Eighteen-year-old Maya de Jong moves from a small town in Western Australia to the big city, Melbourne. Soon she is in an inappropriate relationship with her boss. And when her parents come to visit her some months later, she has already left town with him. The rest of the book focuses on the parents' attempts to find her and to come to terms with the implications of her disappearance. Most of the book is told in flashbacks. As their despair pulls them further and further apart, the two parents, Toni and Jacob, each find themselves looking back at their own younger days. They too have had to stumble back from roads that lead nowhere, finding each other in the fringes of the hippie movement, and rebuilding lives of approximate normality. Maya's actions, it seems, are part of a pattern -- but patterns can also be broken. The parents' search for their missing daughter becomes part of a larger quest to understand themselves and their need for one another and those around them. This is a cleverly constructed book. Almost all the encounters in it, whether in the past or the present, seem designed as a gloss on the whole: different family relationships, whether warm or distant; different views of friendship, sex, and love; and different ways in which men can connect to women, from controlling them to calling on their pity. Though a diffuse book in many respects, this is essentially a novel about connections. Not a perfect novel; sometimes the connections seem a little too pat, and often the diffuseness undermines its momentum. But Joan London nonetheless has an authentic voice, writing in an Australian setting, but with universal appeal.

i loved this book

Very enjoyable book about a family in Australia who have had more than their share of twists and turns in their lives. After her married lover/boss's wife dies, Maya mysteriously disapears. her parents Jacob and Toni have come for a visit and discover her gone. The story goes back and forth in time, spinning an intricate story of sadness, love and betrayal.

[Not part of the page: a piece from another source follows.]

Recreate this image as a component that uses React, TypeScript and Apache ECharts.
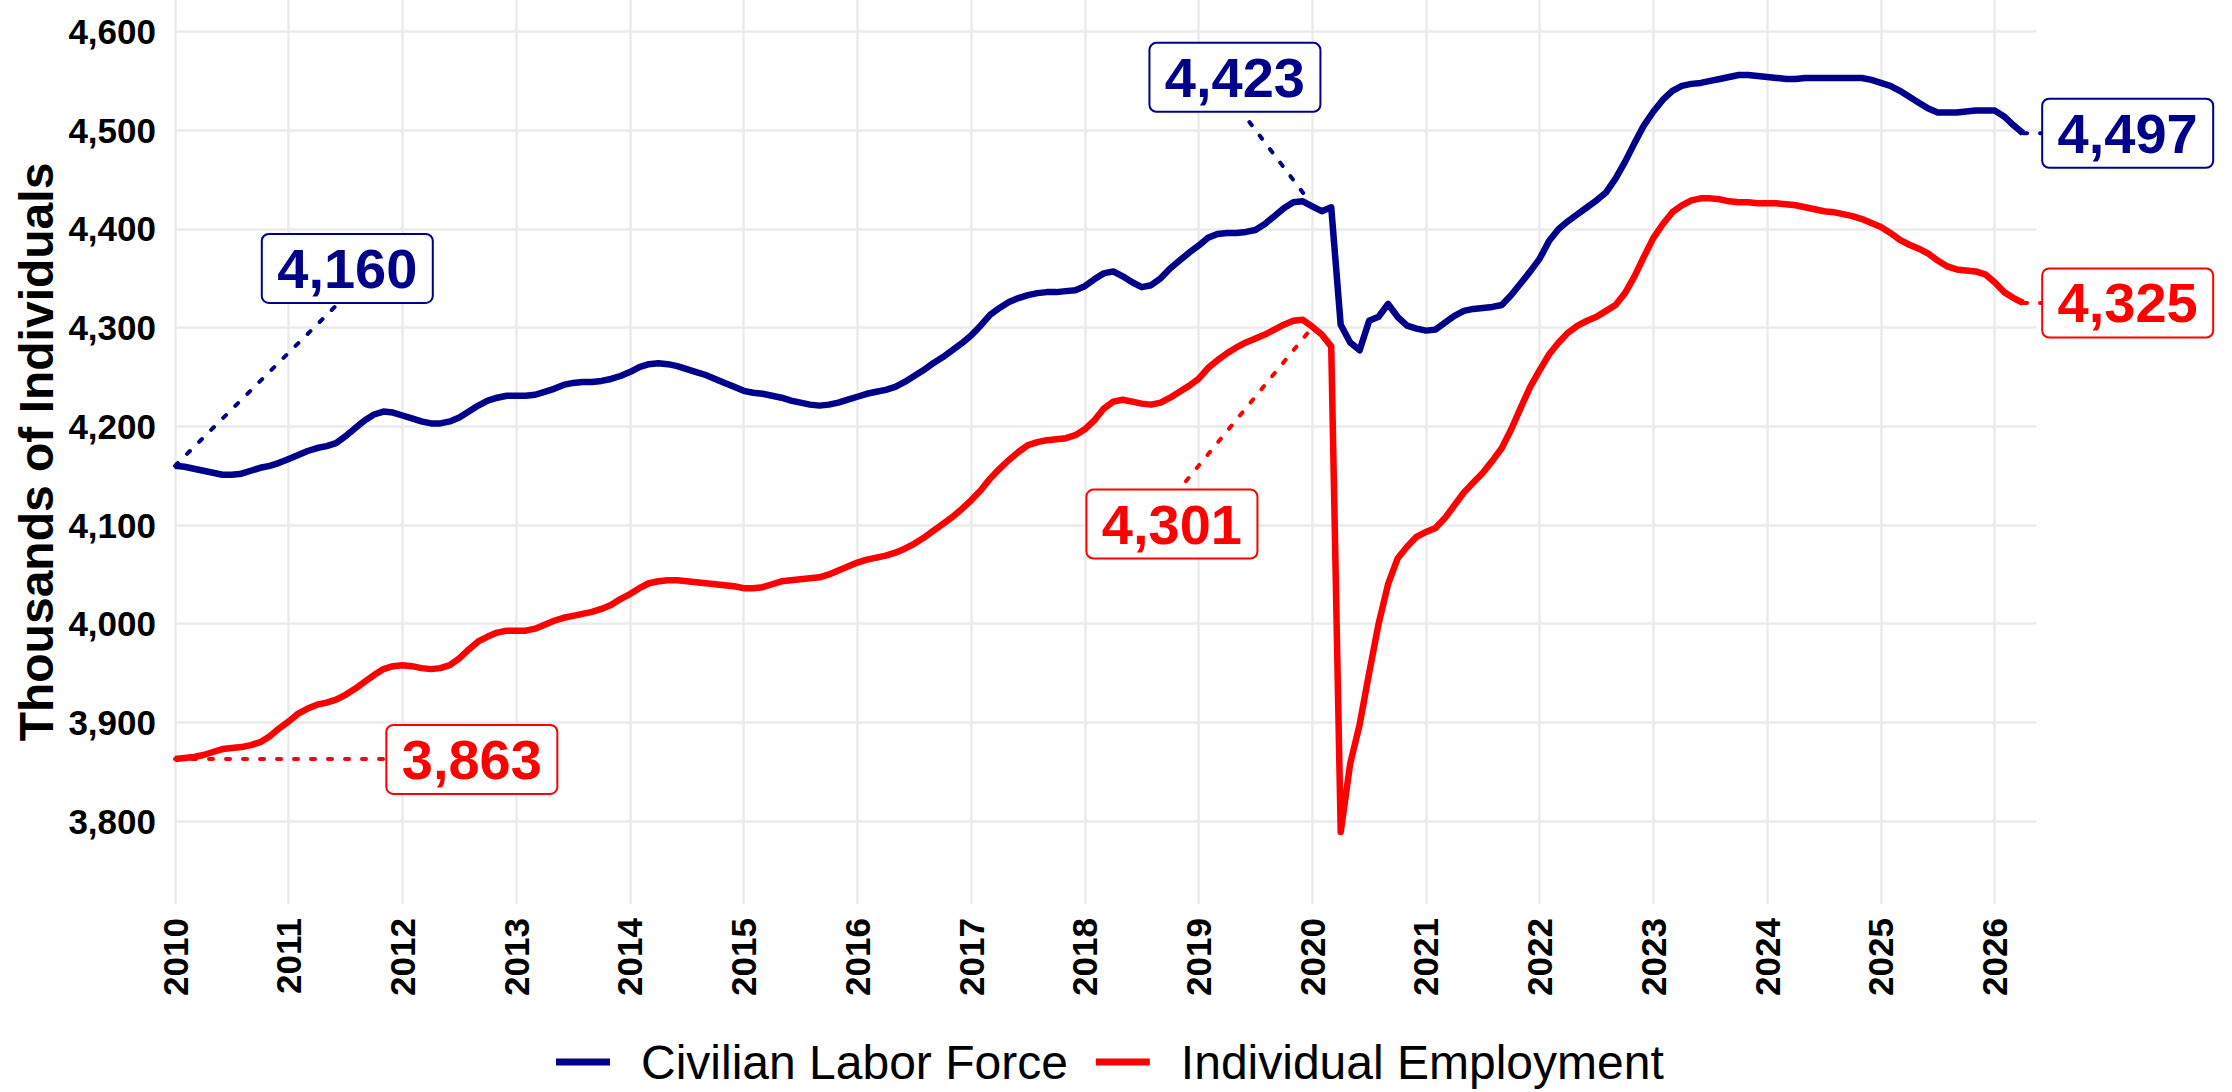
import React, { useEffect, useRef } from "react";
import * as echarts from "echarts";

const startYear = 2010;

const laborForce = [
  4160, 4159, 4157, 4155, 4153, 4151, 4151, 4152, 4155, 4158, 4160, 4163,
  4167, 4171, 4175, 4178, 4180, 4183, 4190, 4198, 4206, 4212, 4215, 4214,
  4211, 4208, 4205, 4203, 4203, 4205, 4209, 4215, 4221, 4226, 4229, 4231,
  4231, 4231, 4232, 4235, 4238, 4242, 4244, 4245, 4245, 4246, 4248, 4251,
  4255, 4260, 4263, 4264, 4263, 4261, 4258, 4255, 4252, 4248, 4244, 4240,
  4236, 4234, 4233, 4231, 4229, 4226, 4224, 4222, 4221, 4222, 4224, 4227,
  4230, 4233, 4235, 4237, 4240, 4245, 4251, 4257, 4264, 4270, 4277, 4284,
  4292, 4302, 4313, 4320, 4326, 4330, 4333, 4335, 4336, 4336, 4337, 4338,
  4342, 4349, 4355, 4357, 4352, 4346, 4341, 4343, 4350, 4360, 4368, 4376,
  4383, 4391, 4395, 4396, 4396, 4397, 4399, 4405, 4413, 4421, 4427, 4428,
  4423, 4418, 4422, 4303, 4285, 4277, 4307, 4311, 4324, 4311, 4302, 4299,
  4297, 4298, 4305, 4312, 4317, 4319, 4320, 4321, 4323, 4333, 4345, 4357,
  4370, 4388, 4400, 4408, 4415, 4422, 4429, 4437, 4451, 4468, 4487, 4505,
  4519, 4531, 4540, 4545, 4547, 4548, 4550, 4552, 4554, 4556, 4556, 4555,
  4554, 4553, 4552, 4552, 4553, 4553, 4553, 4553, 4553, 4553, 4553, 4551,
  4548, 4545, 4540, 4534, 4528, 4522, 4518, 4518, 4518, 4519, 4520, 4520,
  4520, 4514, 4505, 4497,
];

const employment = [
  3863, 3864, 3865, 3867, 3870, 3873, 3874, 3875, 3877, 3880, 3886, 3894,
  3901, 3909, 3914, 3918, 3920, 3923, 3928, 3934, 3941, 3948, 3954, 3957,
  3958, 3957, 3955, 3954, 3955, 3958, 3965, 3974, 3982, 3987, 3991, 3993,
  3993, 3993, 3995, 3999, 4003, 4006, 4008, 4010, 4012, 4015, 4019, 4025,
  4030, 4036, 4041, 4043, 4044, 4044, 4043, 4042, 4041, 4040, 4039, 4038,
  4036, 4036, 4037, 4040, 4043, 4044, 4045, 4046, 4047, 4050, 4054, 4058,
  4062, 4065, 4067, 4069, 4072, 4076, 4081, 4087, 4094, 4101, 4108, 4116,
  4125, 4135, 4147, 4157, 4166, 4174, 4181, 4184, 4186, 4187, 4188, 4191,
  4197, 4206, 4218, 4225, 4227, 4225, 4223, 4222, 4224, 4229, 4235, 4241,
  4248, 4259, 4267, 4274, 4280, 4285, 4289, 4293, 4298, 4303, 4307, 4308,
  4301, 4293, 4281, 3789, 3858, 3898, 3950, 4000, 4040, 4066, 4078, 4088,
  4093, 4097, 4107, 4120, 4133, 4143, 4153, 4165, 4178, 4197, 4219, 4240,
  4257, 4273, 4285, 4295, 4302, 4307, 4311, 4317, 4323, 4335, 4352, 4372,
  4391, 4405, 4417, 4424, 4429, 4431, 4431, 4430, 4428, 4427, 4427, 4426,
  4426, 4426, 4425, 4424, 4422, 4420, 4418, 4417, 4415, 4413, 4410, 4406,
  4402, 4396, 4389, 4384, 4380, 4375, 4368, 4362, 4359, 4358, 4357, 4354,
  4346, 4336, 4330, 4325,
];

const yTicks = [3800, 3900, 4000, 4100, 4200, 4300, 4400, 4500, 4600];
const xTicks = [2010, 2011, 2012, 2013, 2014, 2015, 2016, 2017, 2018, 2019, 2020, 2021, 2022, 2023, 2024, 2025, 2026];

const seriesNames = ["Civilian Labor Force", "Individual Employment"];
const seriesColors = ["#00008B", "#FF0000"];

// annotation labels (data coordinates)
const annValues = [4160, 4423, 4497, 3863, 4301, 4325];
const annSeries = [0, 0, 0, 1, 1, 1];
const annBoxX = [2011.515, 2019.32, 2027.17, 2012.61, 2018.766, 2027.17];
const annBoxY = [4360, 4553.6, 4497, 3862.5, 4101, 4325];
const annFromX = [2010, 2019.92, 2026.25, 2010, 2019.955, 2026.25];
const annFromY = [4160, 4436.5, 4497, 3863, 4294, 4325];
const annToX = [2011.44, 2019.38, 2026.416, 2011.847, 2018.84, 2026.416];
const annToY = [4325, 4518.6, 4497, 3863, 4137.5, 4325];

const FONT = '"Liberation Sans", Arial, Helvetica, sans-serif';
const fmt = (v: number) => v.toLocaleString("en-US");

export default function App() {
  const ref = useRef<HTMLDivElement>(null);

  useEffect(() => {
    if (!ref.current) return;
    const chart = echarts.init(ref.current, null, { renderer: "svg" });

    const toPairs = (arr: number[]) => arr.map((v, i) => [startYear + i / 12, v]);

    const gridLines: any[] = [
      ...yTicks.map((v) => ({ yAxis: v })),
      ...xTicks.map((v) => ({ xAxis: v, label: { show: false } })),
    ];

    chart.setOption({
      animation: false,
      backgroundColor: "#ffffff",
      textStyle: { fontFamily: FONT },
      grid: { left: 175, right: 195.3, top: 0, bottom: 188, containLabel: false },
      xAxis: {
        type: "value",
        min: 2010,
        max: 2026.37,
        interval: 1,
        axisLine: { show: false },
        axisTick: { show: false },
        splitLine: { show: false },
        axisLabel: {
          rotate: 90,
          margin: 14,
          fontSize: 35,
          fontWeight: "bold",
          color: "#000",
          fontFamily: FONT,
          formatter: (v: number) => (Number.isInteger(v) ? String(v) : ""),
        },
      },
      yAxis: {
        type: "value",
        min: 3716,
        max: 4632,
        axisLine: { show: false },
        axisTick: { show: false },
        splitLine: { show: false },
        axisLabel: { show: false },
      },
      legend: {
        data: seriesNames,
        left: 551,
        top: 1032,
        itemWidth: 54,
        itemHeight: 7,
        itemGap: 28,
        icon: "rect",
        textStyle: { fontSize: 48, lineHeight: 50, color: "#000", fontFamily: FONT, padding: [0, 0, 0, 26] },
      },
      series: [
        {
          type: "line",
          name: "gridlines",
          data: [],
          z: 1,
          silent: true,
          markLine: {
            silent: true,
            z: 1,
            symbol: ["none", "none"],
            animation: false,
            lineStyle: { color: "#EBEBEB", width: 2.5, type: "solid" },
            emphasis: { disabled: true },
            label: {
              show: true,
              position: "start",
              distance: 19,
              fontSize: 35,
              fontWeight: "bold",
              color: "#000",
              fontFamily: FONT,
              formatter: (p: any) => fmt(p.value),
            },
            data: gridLines,
          },
        },
        ...seriesNames.map((name, k) => ({
          type: "line",
          name,
          data: toPairs(k === 0 ? laborForce : employment),
          showSymbol: false,
          symbol: "none",
          z: 3,
          color: seriesColors[k],
          lineStyle: { color: seriesColors[k], width: 6.5, join: "round" },
          emphasis: { disabled: true },
        })),
      ],
    });

    const graphics: any[] = [];
    annValues.forEach((v, i) => {
      const color = seriesColors[annSeries[i]];
      const c = chart.convertToPixel({ xAxisIndex: 0, yAxisIndex: 0 }, [annBoxX[i], annBoxY[i]]) as number[];
      const a = chart.convertToPixel({ xAxisIndex: 0, yAxisIndex: 0 }, [annFromX[i], annFromY[i]]) as number[];
      const b = chart.convertToPixel({ xAxisIndex: 0, yAxisIndex: 0 }, [annToX[i], annToY[i]]) as number[];
      graphics.push({
        type: "line",
        silent: true,
        z: 10,
        shape: { x1: a[0], y1: a[1], x2: b[0], y2: b[1] },
        style: { stroke: color, lineWidth: 4, lineDash: [4, 13], lineCap: "round" },
      });
      const w = 171;
      const h = 69;
      graphics.push({
        type: "rect",
        silent: true,
        z: 11,
        shape: { x: c[0] - w / 2, y: c[1] - h / 2, width: w, height: h, r: 7 },
        style: { fill: "#ffffff", stroke: color, lineWidth: 2 },
      });
      graphics.push({
        type: "text",
        silent: true,
        z: 12,
        x: c[0],
        y: c[1],
        style: {
          text: fmt(v),
          fill: color,
          font: `bold 56px ${FONT}`,
          textAlign: "center",
          textVerticalAlign: "middle",
          align: "center",
          verticalAlign: "middle",
        },
      });
    });
    graphics.push({
      type: "text",
      silent: true,
      z: 12,
      x: 36,
      y: 452,
      rotation: Math.PI / 2,
      style: {
        text: "Thousands of Individuals",
        fill: "#000",
        font: `bold 48px ${FONT}`,
        textAlign: "center",
        textVerticalAlign: "middle",
        align: "center",
        verticalAlign: "middle",
      },
    });
    chart.setOption({ graphic: graphics });

    return () => chart.dispose();
  }, []);

  return (
    <div
      ref={ref}
      style={{ position: "fixed", left: 0, top: 0, width: 2232, height: 1092, background: "#fff" }}
    />
  );
}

I finished this book very quickly because I couldn't wait to see how it would end. Like the previous reviewer, I plan on buying Joan London's other book. Excellent author!

The Good Parents

A big booming story of Australia and the people who inhabit it. London's narrative is brilliant, showing a typical family saga and the inner depths of her characters lives. I was so impressed with her writing that I went out and brought her first book Gilgamesh.